21 octobre 2006

«Benoît XVI méconnaît les progrès de Vatican II»
Rachad Armanios - 21 octobre 2006 - Le Courrier - lecourrier.ch
Pour Marcel Metzger, prêtre et professeur à la faculté de théologie catholique de l'université de Strasbourg, remettre au premier plan l'ancienne messe marque un déplorable retour vers les «ténèbres» liturgiques.


Quelle est la différence entre les messes tridentine et paulinienne?

La messe paulinienne est un progrès. Elle a instauré une participation plus éclairée et active des fidèles. Auparavant, la messe était un ensemble rituel complexe, avec trop de doublets et de répétitions non justifiées. Tournant le dos à l'assemblée et parlant en latin, le prêtre ne dialoguait qu'avec le servant de messe. Vatican II a simplifié et clarifié le rite pour qu'apparaisse mieux ce qu'est l'eucharistie et pour restituer à l'assemblée tout son rôle. Le pape Pie XII, avant Paul VI, avait déjà commencé la réforme liturgique, ce que semble oublier Benoît XVI. Le mouvement liturgique remonte même à 1910, c'est un travail de longue haleine. Jean XXIII permettait d'ailleurs déjà la messe en langues vivantes.
Mais Benoît XVI est rétrograde dans sa conception liturgique. Il se reconnaît, et quelques cardinaux avec lui, dans le rituel préconciliaire. Ceci dit, je note que, dans les milieux romains, il y a de fortes résistances contre cette libéralisation.

Les enjeux ne sont pas que liturgiques...

Il y a un enjeu de pouvoir. Les groupes de pression traditionalistes sont très actifs à Rome et veulent faire triompher leurs idées. Totalement opposés à Vatican II, ils rejettent notamment la liberté religieuse (selon Vatican II, l'adhésion à la foi est libre, ce qui implique la reconnaissance des autres religions, ndlr). Pour les traditionalistes, qui concluent une alliance objective avec les milieux d'extrême droite, la vérité (catholique, ndlr) s'impose. Leur acharnement en faveur de l'ancien rite montre aussi leur attachement à un fonctionnement totalement clérical de l'Eglise et leur nostalgie du temps où celle-ci était toute-puissante.

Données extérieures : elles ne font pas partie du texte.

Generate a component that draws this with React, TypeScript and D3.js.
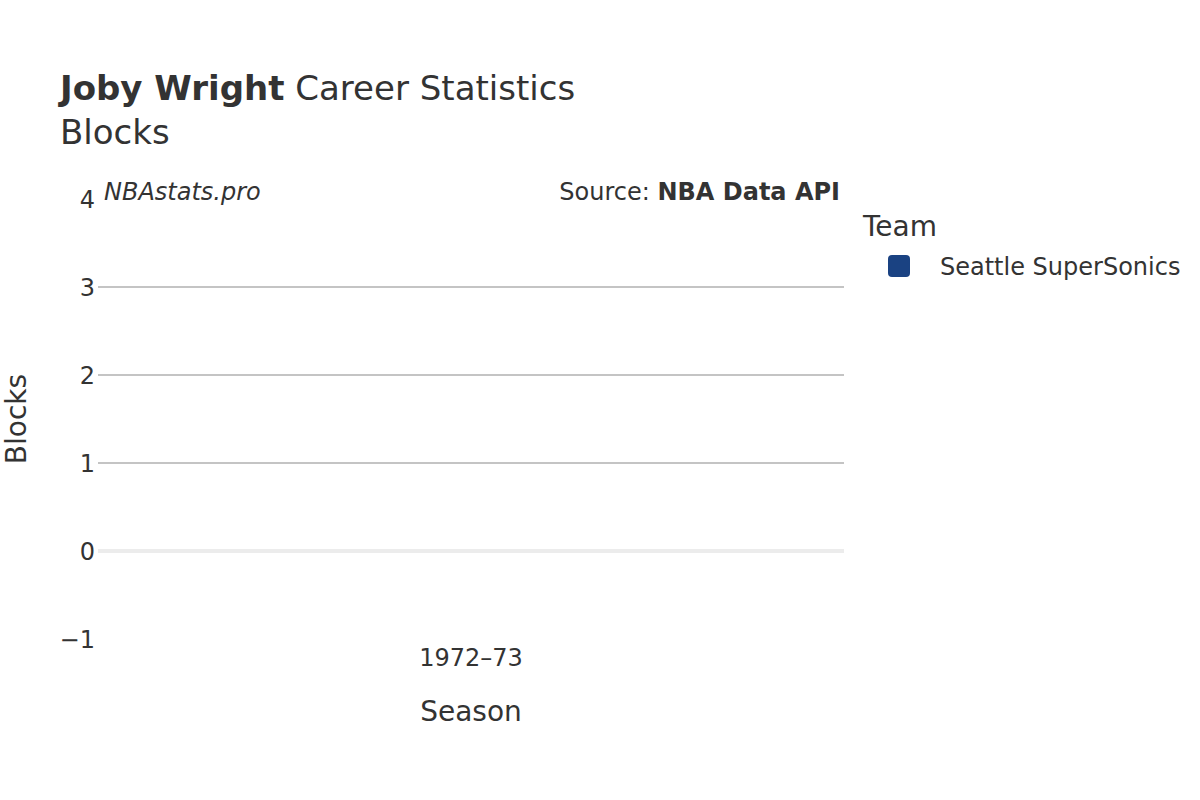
import React from 'react';
import * as d3 from 'd3';

const seasons: string[] = ['1972–73'];
const blocks: number[] = [0];
const teams: string[] = ['Seattle SuperSonics'];
const teamColors: string[] = ['#1a4282'];
const yTicks: number[] = [-1, 0, 1, 2, 3, 4];

const W = 1200;
const H = 800;
const margin = { top: 199, right: 356, bottom: 161, left: 98 };
const FONT = '"DejaVu Sans", sans-serif';
const TEXT = '#333333';

const App: React.FC = () => {
  const x = d3
    .scaleBand<string>()
    .domain(seasons)
    .range([margin.left, W - margin.right])
    .padding(0.2);

  const y = d3
    .scaleLinear()
    .domain([-1, 4])
    .range([H - margin.bottom, margin.top]);

  const color = d3.scaleOrdinal<string, string>().domain(teams).range(teamColors);

  return (
    <div style={{ position: 'absolute', left: 0, top: 0 }}>
      <svg width={W} height={H} style={{ display: 'block', background: '#fff' }} fontFamily={FONT}>
        {/* grid */}
        {yTicks
          .filter((t) => t > 0 && t < 4)
          .map((t) => (
            <line key={t} x1={margin.left} x2={W - margin.right} y1={y(t)} y2={y(t)} stroke="#c4c4c4" strokeWidth={2} />
          ))}
        <line x1={margin.left} x2={W - margin.right} y1={y(0)} y2={y(0)} stroke="#ececec" strokeWidth={4} />

        {/* bars */}
        {seasons.map((s, i) => {
          const v = blocks[i];
          return (
            <rect
              key={s}
              x={x(s)!}
              width={x.bandwidth()}
              y={Math.min(y(v), y(0))}
              height={Math.abs(y(0) - y(v))}
              fill={color(teams[0])}
            />
          );
        })}

        {/* y ticks */}
        {yTicks.map((t) => (
          <text key={t} x={margin.left - 3} y={y(t)} dy="0.36em" textAnchor="end" fontSize={24} fill={TEXT}>
            {t < 0 ? `−${Math.abs(t)}` : t}
          </text>
        ))}

        {/* x ticks */}
        {seasons.map((s) => (
          <text key={s} x={x(s)! + x.bandwidth() / 2} y={666} textAnchor="middle" fontSize={24} fill={TEXT}>
            {s}
          </text>
        ))}

        {/* axis titles */}
        <text x={(margin.left + W - margin.right) / 2} y={721} textAnchor="middle" fontSize={28} fill={TEXT}>
          Season
        </text>
        <text
          transform={`translate(26,${(y(4) + y(-1)) / 2}) rotate(-90)`}
          textAnchor="middle"
          fontSize={28}
          fill={TEXT}
        >
          Blocks
        </text>

        {/* title */}
        <text x={60} y={100} fontSize={34} fill={TEXT}>
          <tspan fontWeight="bold">Joby Wright</tspan>
          <tspan> Career Statistics</tspan>
        </text>
        <text x={60} y={144} fontSize={34} fill={TEXT}>
          Blocks
        </text>

        {/* annotations */}
        <text x={104} y={200} fontSize={24} fontStyle="italic" fill={TEXT}>
          NBAstats.pro
        </text>
        <text x={840} y={200} textAnchor="end" fontSize={24} fill={TEXT}>
          <tspan>Source: </tspan>
          <tspan fontWeight="bold">NBA Data API</tspan>
        </text>

        {/* legend */}
        <text x={863} y={236} fontSize={28} fill={TEXT}>
          Team
        </text>
        {teams.map((t, i) => (
          <g key={t} transform={`translate(0,${i * 30})`}>
            <rect x={888} y={255} width={22} height={22} rx={4} fill={color(t)} />
            <text x={940} y={266} dy="0.36em" fontSize={24} fill={TEXT}>
              {t}
            </text>
          </g>
        ))}
      </svg>
    </div>
  );
};

export default App;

Le pape essaie depuis le début de son pontificat de ramener les schismatiques d'Ecône dans le giron de l'Eglise...

On les flatte, mais est-ce efficace? Ils sont si butés et campent tellement sur leurs positions que les efforts de rapprochement n'ont mené à rien. C'est pourquoi Rome essaye la tactique du grignotage: la libéralisation de la liturgie tridentine et, dans la même veine, l'intégration à Bordeaux de lefebvristes dissidents (pour lesquels l'Institut du Bon-Pasteur a été créé le 8 septembre, ndlr). Ces gens sont tellement impossibles que même les intégristes n'en ont plus voulu, c'est dire... C'est un scandale, car l'épiscopat de Bordeaux a été mis par Rome devant le fait accompli. Prêtres et fidèles ont écrit des lettres de protestation.


En cédant du terrain aux intégristes sur la liturgie, est-ce que Rome montre qu'elle est aussi prête à reculer sur d'autres acquis de Vatican II, à revenir sur l'ouverture au monde et aux autres religions qui caractérisent l'Eglise depuis lors?

J'ai l'impression que si le pape veut réhabiliter l'ancienne messe, c'est parce que cela rejoint sa sensibilité liturgique. Mais j'ai le sentiment que ça s'arrêtera là, même si je perçois un certain recul: Benoît XVI est moins ouvert que ne l'était Jean-Paul II sur les autres religions.